Ainsi, à peine six ans se sont écoulés depuis que le système permanent de guerre maritime a été arrêté, que les ports du Texel, de l'Escaut, de Cherbourg, de Brest, de Toulon et de la Spezzia sont assurés, et offrent, sous le point de vue maritime et militaire, toutes les propriétés désirables.

» En même temps qu'on construisait et qu'on fortifiait les ports, on pensa à établir des chantiers pour construire des vaisseaux. Sous l'ancienne dynastie nous étions réduits à moins de vingt-cinq.

» Brest pouvait tout au plus offrir les moyens de radoub. On dut renoncer à tout projet de construction, ou établir sur l'Escaut un chantier où vingt vaisseaux à trois ponts, de quatre-vingts et soixante-quatorze, pussent se construire à la fois. Ce chantier, approvisionné par le Rhin et la Meuse, et par tous les affluens du continent de la France et de l'Allemagne, est constamment pourvu, abondamment et à bon

marché.

» On reconnut la possibilité de construire, sur les chantiers d'Amsterdam et de Rotterdam, des frégates et des vaisseaux de soixante-quatorze, de notre modèle, en attendant que les chantiers et les établissemens fussent formés sur Niew-Dypp.

» Sur les chantiers de Cherbourg, on construit des vaisseaux à trois ponts de quatre-vingts et de soixante-quatorze. » On construit des vaisseaux à Gènes et à Venise, profitant ainsi de toutes les ressources de l'Albanie, de l'Istrie, du Frioul, des Alpes-Juliennes et des Apennins.

» Les chantiers de Lorient, de Rochefort et de Toulon, continuent à avoir l'activité dont ils sont susceptibles, et d'employer tous les matériaux que leur offrent les bassins des rivières destinées à les alimenter.

» En peu d'années nous serons arrivés à avoir cent cinquante vaisseaux, dont douze à trois ponts, et un plus grand nombre de frégates.

» La marine française, dans la plus grande prospérité, n'a jamais eu plus de cinq vaisseaux à trois ponts.

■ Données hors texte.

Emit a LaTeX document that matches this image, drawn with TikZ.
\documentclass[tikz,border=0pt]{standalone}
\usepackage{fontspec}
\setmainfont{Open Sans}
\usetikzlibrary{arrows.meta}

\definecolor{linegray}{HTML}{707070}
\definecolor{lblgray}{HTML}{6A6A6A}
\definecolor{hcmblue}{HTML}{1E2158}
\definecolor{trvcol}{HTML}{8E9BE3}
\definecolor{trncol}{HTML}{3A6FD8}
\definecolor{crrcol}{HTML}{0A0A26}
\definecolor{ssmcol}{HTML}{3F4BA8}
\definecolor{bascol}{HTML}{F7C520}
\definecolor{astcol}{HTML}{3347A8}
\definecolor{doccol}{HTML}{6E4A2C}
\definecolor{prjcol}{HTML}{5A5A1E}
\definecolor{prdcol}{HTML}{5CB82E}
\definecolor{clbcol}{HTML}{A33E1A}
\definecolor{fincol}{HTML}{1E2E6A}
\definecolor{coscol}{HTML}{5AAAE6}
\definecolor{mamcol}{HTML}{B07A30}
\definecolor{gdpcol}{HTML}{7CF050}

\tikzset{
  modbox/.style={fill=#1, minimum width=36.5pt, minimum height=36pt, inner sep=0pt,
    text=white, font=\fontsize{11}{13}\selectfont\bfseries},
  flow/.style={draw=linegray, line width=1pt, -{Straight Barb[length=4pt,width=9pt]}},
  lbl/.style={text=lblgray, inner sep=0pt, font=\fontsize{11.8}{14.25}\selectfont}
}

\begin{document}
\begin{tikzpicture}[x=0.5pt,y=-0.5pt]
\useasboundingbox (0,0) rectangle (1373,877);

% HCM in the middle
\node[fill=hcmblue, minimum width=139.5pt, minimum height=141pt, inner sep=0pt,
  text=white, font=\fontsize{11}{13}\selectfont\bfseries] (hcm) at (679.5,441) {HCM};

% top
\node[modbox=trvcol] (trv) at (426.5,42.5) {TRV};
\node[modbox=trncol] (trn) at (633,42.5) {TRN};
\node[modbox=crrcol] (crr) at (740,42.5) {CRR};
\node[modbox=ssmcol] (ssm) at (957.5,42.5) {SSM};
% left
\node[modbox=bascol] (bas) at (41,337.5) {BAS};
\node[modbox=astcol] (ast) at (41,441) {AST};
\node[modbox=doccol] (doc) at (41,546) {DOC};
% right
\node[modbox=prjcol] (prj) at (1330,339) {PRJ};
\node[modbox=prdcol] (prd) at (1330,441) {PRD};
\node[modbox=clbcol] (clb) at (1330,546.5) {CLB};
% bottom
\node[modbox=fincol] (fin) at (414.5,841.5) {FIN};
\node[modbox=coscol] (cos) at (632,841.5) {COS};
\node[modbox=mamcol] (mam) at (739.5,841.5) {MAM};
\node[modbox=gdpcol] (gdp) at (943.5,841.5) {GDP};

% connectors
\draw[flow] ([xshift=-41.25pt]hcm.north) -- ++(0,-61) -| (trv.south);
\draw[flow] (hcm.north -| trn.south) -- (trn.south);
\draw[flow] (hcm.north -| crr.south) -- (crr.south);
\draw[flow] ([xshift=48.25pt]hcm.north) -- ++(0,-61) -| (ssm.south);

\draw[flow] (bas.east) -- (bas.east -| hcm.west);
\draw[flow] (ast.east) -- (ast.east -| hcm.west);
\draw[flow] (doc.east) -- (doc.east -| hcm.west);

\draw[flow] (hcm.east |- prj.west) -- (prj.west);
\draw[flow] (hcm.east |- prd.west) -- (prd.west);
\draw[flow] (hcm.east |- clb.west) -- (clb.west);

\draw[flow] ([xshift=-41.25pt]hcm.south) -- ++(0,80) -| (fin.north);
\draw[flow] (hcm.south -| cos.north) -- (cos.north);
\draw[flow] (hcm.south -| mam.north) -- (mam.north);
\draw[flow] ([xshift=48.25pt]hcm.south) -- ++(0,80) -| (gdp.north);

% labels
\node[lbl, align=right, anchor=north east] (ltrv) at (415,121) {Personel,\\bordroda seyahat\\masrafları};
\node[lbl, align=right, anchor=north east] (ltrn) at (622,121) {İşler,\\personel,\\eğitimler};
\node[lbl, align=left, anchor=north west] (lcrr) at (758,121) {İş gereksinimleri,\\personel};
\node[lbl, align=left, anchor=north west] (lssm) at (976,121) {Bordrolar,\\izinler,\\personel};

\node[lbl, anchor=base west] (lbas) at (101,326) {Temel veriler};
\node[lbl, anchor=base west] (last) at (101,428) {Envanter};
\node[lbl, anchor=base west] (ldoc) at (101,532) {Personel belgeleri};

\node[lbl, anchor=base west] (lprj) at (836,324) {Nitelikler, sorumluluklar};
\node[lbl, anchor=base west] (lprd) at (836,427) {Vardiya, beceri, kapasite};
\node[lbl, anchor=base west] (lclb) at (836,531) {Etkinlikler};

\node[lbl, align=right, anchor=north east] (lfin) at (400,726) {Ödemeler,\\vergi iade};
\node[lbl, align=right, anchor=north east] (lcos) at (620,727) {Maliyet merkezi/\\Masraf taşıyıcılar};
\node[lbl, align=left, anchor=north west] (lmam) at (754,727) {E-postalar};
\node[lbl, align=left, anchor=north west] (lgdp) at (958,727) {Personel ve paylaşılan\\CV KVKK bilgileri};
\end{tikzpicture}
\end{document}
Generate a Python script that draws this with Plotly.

» Nous pouvons facilement construire et armer quinze à vingt vaisseaux de haut bord par an.

» L'administration a donc réussi sous le point de vue des constructions; mais le plus difficile restait à faire. Les gens de l'art, après avoir médité sur les ressources et l'étendue de l'Empire, avaient compris qu'effectivement le gouvernement ayant à sa disposition, par les fleuves qui alimentent nos ports, presque tous les bois de l'Europe, et d'immenses richesses en fer et en chanvre, il était possible d'avoir une marine aussi nombreuse qu'on le voudrait, et qu'on ne serait arrêté que par l'étendue des sacrifices pécuniaires qu'on voudrait faire pour l'accroissement de cette partie de nos forces.

» Mais on se demandait où trouver les matelots pour monter ces escadres. Des camps, des exercices forment en peu d'années une armée de terre; mais où trouver de quoi remplacer des camps et des exercices pour les troupes de mer?

» Les institutions de Colbert et les principes qu'il avait posés pour le recrutement des armées navales étaient presque nuls; notre commerce maritime était excessivement réduit. On avait admis comme un axiome cette maxime point de commerce, point de marine militaire; cependant c'était un cercle vicieux; car on aurait pu dire tout aussi justement: point de marine militaire, point de commerce.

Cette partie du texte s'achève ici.